Fashionmall.com Bets on Boo.com Brand
A U.S.-based e-tailer hopes the brand will help it penetrate the European market.
A U.S.-based e-tailer hopes the brand will help it penetrate the European market.
In paying what has been reported as “substantially more” for the boo.com domain name and trademark than Bright Station paid for the failed e-tailer’s technology, fashionmall.com has placed a big bet that the boo.com brand is worth big bucks; and naming experts are giving the company good odds.
The U.S.-based fashionmall.com, a content and e-commerce player, didn’t disclose the exact amount it paid for the assets, but reportedly it was significantly more than the $374,000 paid by the British computer firm.
The company hopes to use the boo.com brand to boost its efforts to penetrate the European market.
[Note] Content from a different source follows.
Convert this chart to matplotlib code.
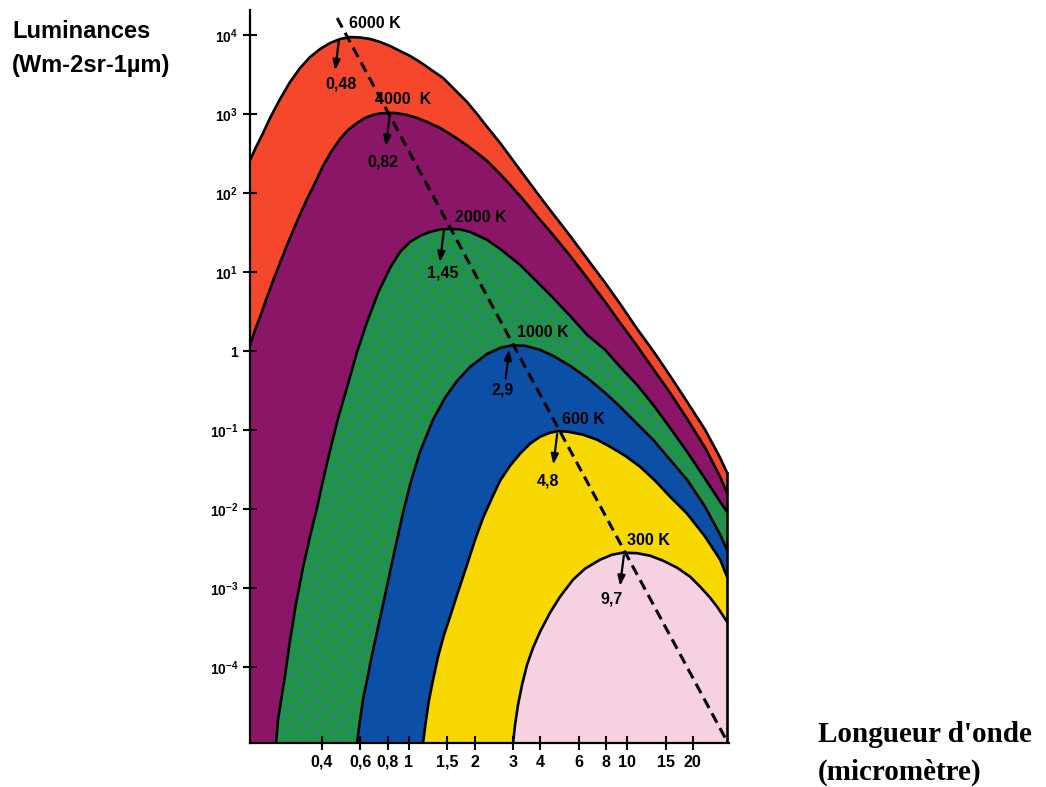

Boo.com had, in November 1999, begun spending $65 million for a six-nation advertising campaign in Europe and the US, which was to go on for two years.
“Boo.com is the brand in Europe for online fashion, and we have been looking for a foothold in Europe since the beginning of the year,” said fashionmall.com chief executive officer Ben Narasin.
“This accelerates the process of entering the European and global market by at least six to twelve months.”
But it’s not just those big dollars spent on branding that naming consultants like about the deal — it’s the boo.com name itself.
“It’s a much better name, and a much better opportunity for building a brand, than fashionmall.com,” said Steve Manning, managing director of naming and branding firm A Hundred Monkeys.
Fashionmall.com contains two words that tend to get lost in the sea of Internet names, because they are so common. There are a lot of fashion and a lot of mall names out there, said Manning.
“It’s memorable, it’s unique, it’s short and sweet,” said Athol Foden, vice president of branding at Cintara, formerly known as NameTrade, also pointing out that it’s a three-letter domain name, all of which are now taken.
“It’s sometimes hard to get emotional connotations out of Internet brands like About.com or Go, but boo is full of them. If you don’t have emotion today, you’re nothing on the Web.”
And the brand’s reputation as a failed company? Will that taint fashionmall.com going forward? Apparently not, say these naming gurus, who say consumers have short-term memories for new brands.
“These brands go through all sorts of changes,” said Manning.
Fashionmall.com plans to move the boo.com brand out of the e-commerce business, and position it as a vertical portal for international fashion. The company will also build on the brand created by the company’s Boom online magazine, to provide editorial content about fashion.